Largest successfully processed file

Memory Usage

~1 KB

Constant, regardless of file size

Search Precision

1 Row

Each search result = 1 record

How It Works

Upload CSV

Any size file
Auto-Split

One file per row
Embed

Vector search enabled
Search

Find exact rows

Example: Product Catalog (10,000 Products)

Input:

SKU,Name,Price,Stock

P-001,Widget A,29.99,150

P-002,Widget B,39.99,75

...

P-10000,Widget Z,19.99,200

Output (File Structure):

products.md (summary)

parts/

  0/ (rows 1-100)

    1.md, 2.md, ..., 100.md

  1/ (rows 101-200)

  2/ (rows 201-300)

...

Bucketed Storage: Files organized into folders of 100 for efficient access

Benefits

Semantic Search Precision

Each row becomes one semantic chunk. When you search "red t-shirt size M", you get that exact product row—not a 50,000-row file.

Memory Efficiency

Streaming architecture processes files with constant ~1KB memory usage, regardless of file size. Handle 700K+ rows without performance degradation.

Fast Pagination

Bucketed storage (100 files per directory) enables fast UI navigation. Metadata caching makes browsing split files instant.

Enrichment-Ready

Each row is a list item. Add enrichment fields to extract additional data (e.g., "Product Category" from description). Perfect for data cleaning.

Viewing Split Files

Markdown File Selector

After upload, navigate to the file in your library:

Open the library containing your CSV file
Click on the file name
Use the Markdown File Selector dropdown to choose which row to view
Dropdown shows: "Summary", "Row 1", "Row 2", etc.

Pagination Controls

For files with many rows, pagination controls appear automatically:

Navigate between rows using previous/next buttons
Jump to specific row numbers
View summary file to see total row count and column names

Configuration

Automatic - No configuration needed!

CSV file splitting is enabled by default for all libraries. Just upload and go.

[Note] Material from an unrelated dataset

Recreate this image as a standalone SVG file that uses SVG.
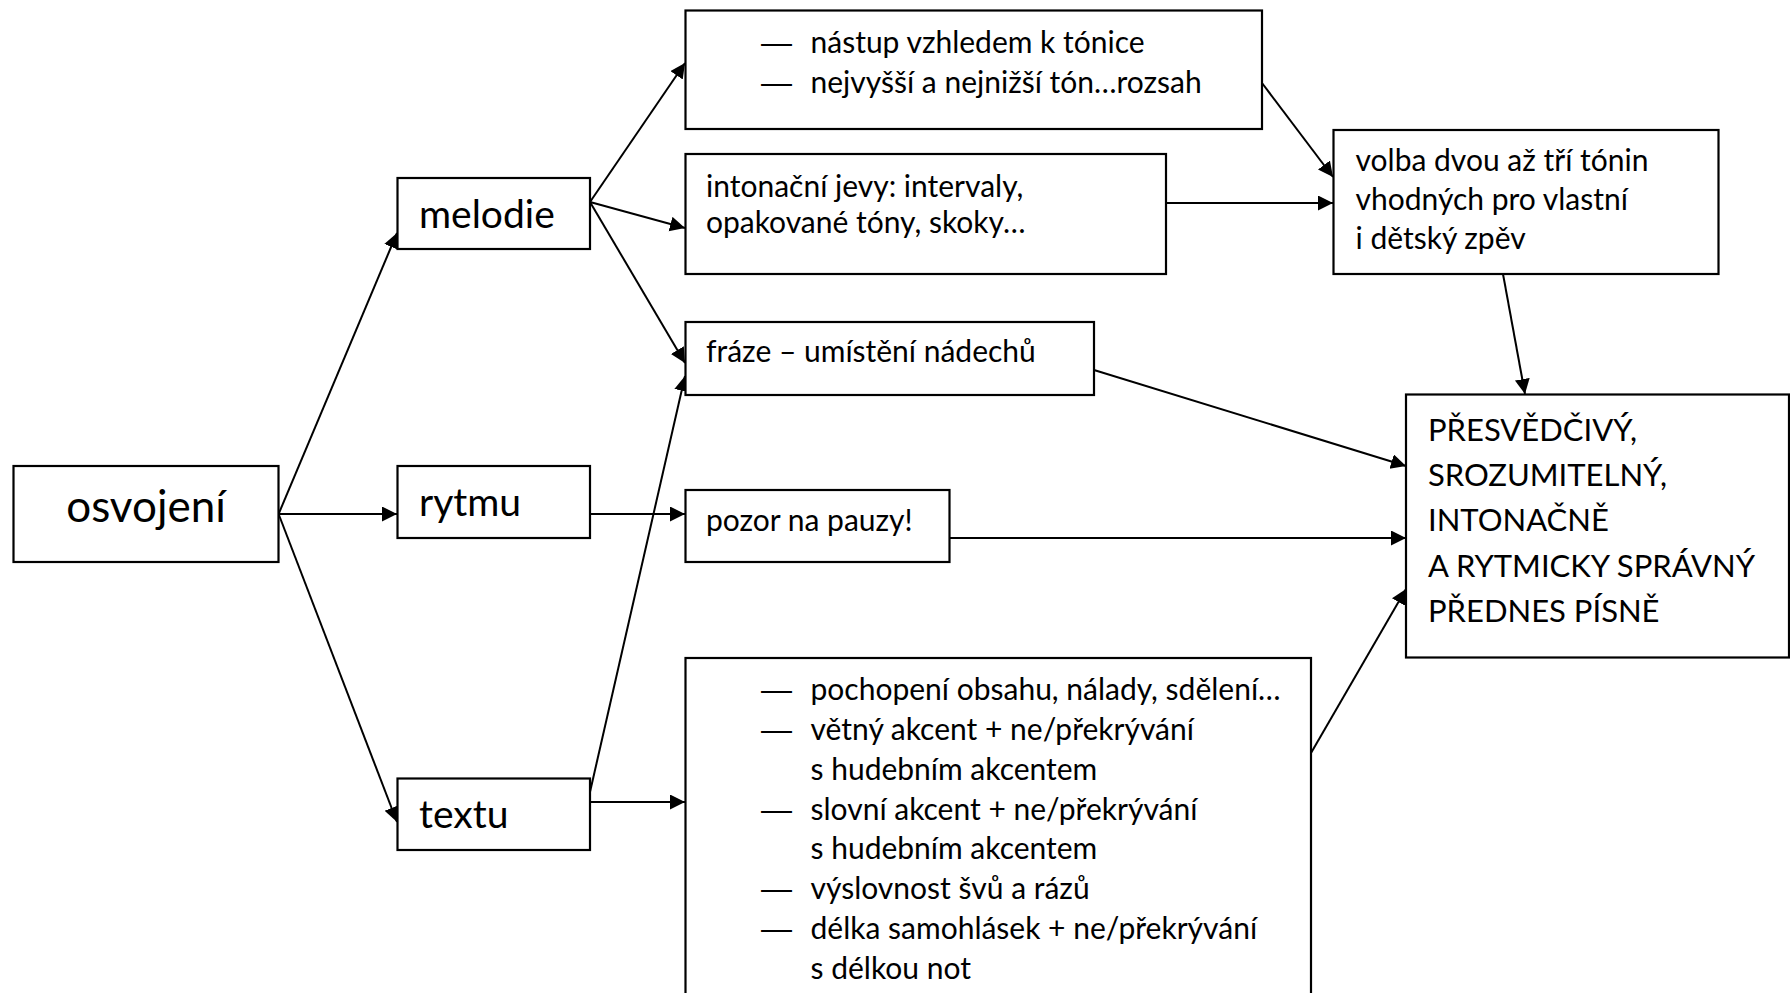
<svg xmlns="http://www.w3.org/2000/svg" width="1790" height="993" viewBox="0 0 1790 993">
<style>
.box{fill:#fff;stroke:#000;stroke-width:2.2}
.t{font-family:Lato,"Liberation Sans",sans-serif;fill:#000;font-size:30px}
.d{font-family:"Liberation Sans",sans-serif;fill:#000;font-size:31px}
.lbl{font-size:39px}
.main{font-size:44px}
.big{font-size:31px}
.c{fill:none;stroke:#000;stroke-width:2;marker-end:url(#ah)}
</style>
<defs>
<marker id="ah" markerUnits="userSpaceOnUse" markerWidth="17" markerHeight="17" refX="15" refY="7.5" orient="auto">
<path d="M0,0 L15,7.5 L0,15 z" fill="#000"/>
</marker>
</defs>
<rect width="1790" height="993" fill="#fff"/>
<g id="connectors">
<path class="c" d="M278.6,514 L397,233"/>
<path class="c" d="M278.6,514 L397,514"/>
<path class="c" d="M278.6,514 L397,822"/>
<path class="c" d="M590,202 L685,63"/>
<path class="c" d="M590,202 L685,228"/>
<path class="c" d="M590,202 L685,363"/>
<path class="c" d="M590,792 L685,376"/>
<path class="c" d="M590,802 L685,802"/>
<path class="c" d="M590,514 L685,514"/>
<path class="c" d="M1262,83 L1333,177"/>
<path class="c" d="M1166,203 L1333,203"/>
<path class="c" d="M1503,274 L1525,394"/>
<path class="c" d="M1094,370 L1406,466"/>
<path class="c" d="M950,538 L1406,538"/>
<path class="c" d="M1311,753 L1406,589"/>
</g>
<g id="osvojeni">
<rect class="box" x="13.5" y="466" width="265" height="96"/>
<text class="t main" x="146" y="522" text-anchor="middle">osvojení</text>
</g>
<g id="melodie">
<rect class="box" x="397.5" y="178" width="192.5" height="71"/>
<text class="t lbl" x="419" y="228">melodie</text>
</g>
<g id="rytmu">
<rect class="box" x="397.5" y="466" width="192.5" height="72"/>
<text class="t lbl" x="419" y="516">rytmu</text>
</g>
<g id="textu">
<rect class="box" x="397.5" y="778.5" width="192.5" height="71.5"/>
<text class="t lbl" x="419" y="828">textu</text>
</g>
<g id="nastup">
<rect class="box" x="685.5" y="10.5" width="576.5" height="118.5"/>
<text class="d" x="761" y="53">—</text>
<text class="t" x="810.5" y="53">nástup vzhledem k tónice</text>
<text class="d" x="761" y="93">—</text>
<text class="t" x="810.5" y="93">nejvyšší a nejnižší tón…rozsah</text>
</g>
<g id="intonacni">
<rect class="box" x="685.5" y="154" width="480.5" height="120"/>
<text class="t" x="706" y="197">intonační jevy: intervaly,</text>
<text class="t" x="706" y="233">opakované tóny, skoky…</text>
</g>
<g id="fraze">
<rect class="box" x="685.5" y="322" width="408.5" height="73"/>
<text class="t" x="706" y="362">fráze – umístění nádechů</text>
</g>
<g id="pozor">
<rect class="box" x="685.5" y="490" width="264" height="72"/>
<text class="t" x="706" y="531">pozor na pauzy!</text>
</g>
<g id="textlist">
<rect class="box" x="685.5" y="658" width="625.5" height="345"/>
<text class="d" x="761" y="700">—</text>
<text class="t" x="810.5" y="700">pochopení obsahu, nálady, sdělení…</text>
<text class="d" x="761" y="740">—</text>
<text class="t" x="810.5" y="740">větný akcent + ne/překrývání</text>
<text class="t" x="810.5" y="780">s hudebním akcentem</text>
<text class="d" x="761" y="820">—</text>
<text class="t" x="810.5" y="820">slovní akcent + ne/překrývání</text>
<text class="t" x="810.5" y="859">s hudebním akcentem</text>
<text class="d" x="761" y="899">—</text>
<text class="t" x="810.5" y="899">výslovnost švů a rázů</text>
<text class="d" x="761" y="939">—</text>
<text class="t" x="810.5" y="939">délka samohlásek + ne/překrývání</text>
<text class="t" x="810.5" y="979">s délkou not</text>
</g>
<g id="volba">
<rect class="box" x="1333.5" y="130" width="385" height="144"/>
<text class="t" x="1355.5" y="171">volba dvou až tří tónin</text>
<text class="t" x="1355.5" y="210">vhodných pro vlastní</text>
<text class="t" x="1355.5" y="249">i dětský zpěv</text>
</g>
<g id="presvedcivy">
<rect class="box" x="1406" y="394.5" width="383" height="263"/>
<text class="t big" x="1428" y="441">PŘESVĚDČIVÝ,</text>
<text class="t big" x="1428" y="486">SROZUMITELNÝ,</text>
<text class="t big" x="1428" y="531">INTONAČNĚ</text>
<text class="t big" x="1428" y="577">A RYTMICKY SPRÁVNÝ</text>
<text class="t big" x="1428" y="622">PŘEDNES PÍSNĚ</text>
</g>
</svg>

Advanced: Library Settings

For power users, the setting is controlled in library configuration:

Setting	Default Value	Description
`splitByCsvRows`	Enabled	Automatically split CSV/Excel files by rows

Technical Details

File Storage Structure

Storage Layout:

/storage/libraries/{libraryId}/files/{fileId}/

  main.md                  # Summary file

  parts/0/1.md             # Row 1

  parts/0/2.md             # Row 2

...

  parts/0/100.md           # Row 100

  parts/1/101.md           # Row 101 (new bucket)

...

Markdown Format per Row

Each row becomes a structured markdown file:

# Row 1

**SKU:** P-001

**Name:** Widget A

**Price:** 29.99

**Stock:** 150

Embedding Strategy

One Chunk per Row: Each markdown file = one semantic chunk
Batch Processing: Embeddings generated in parallel batches for speed
Part Number Tracking: Each embedding stores its row number for retrieval
Summary Embedding: Main file (column headers + stats) also embedded

Common Use Cases

Product Catalogs

Upload supplier product lists (50,000+ products). Search finds exact SKUs. Enrich to extract missing data (category, brand). Export to e-commerce platform via automations.

Inventory Lists

Process warehouse inventory spreadsheets. Search by location, product code, or description. Track stock levels across multiple warehouses.

Customer & Contact Lists

Import CRM exports. Search by name, company, or email. Enrich with additional data from web APIs. Clean and deduplicate records.

Transaction & Order Logs

Process order history CSVs (100K+ transactions). Search by order number, customer, or date. Analyze patterns with AI enrichments.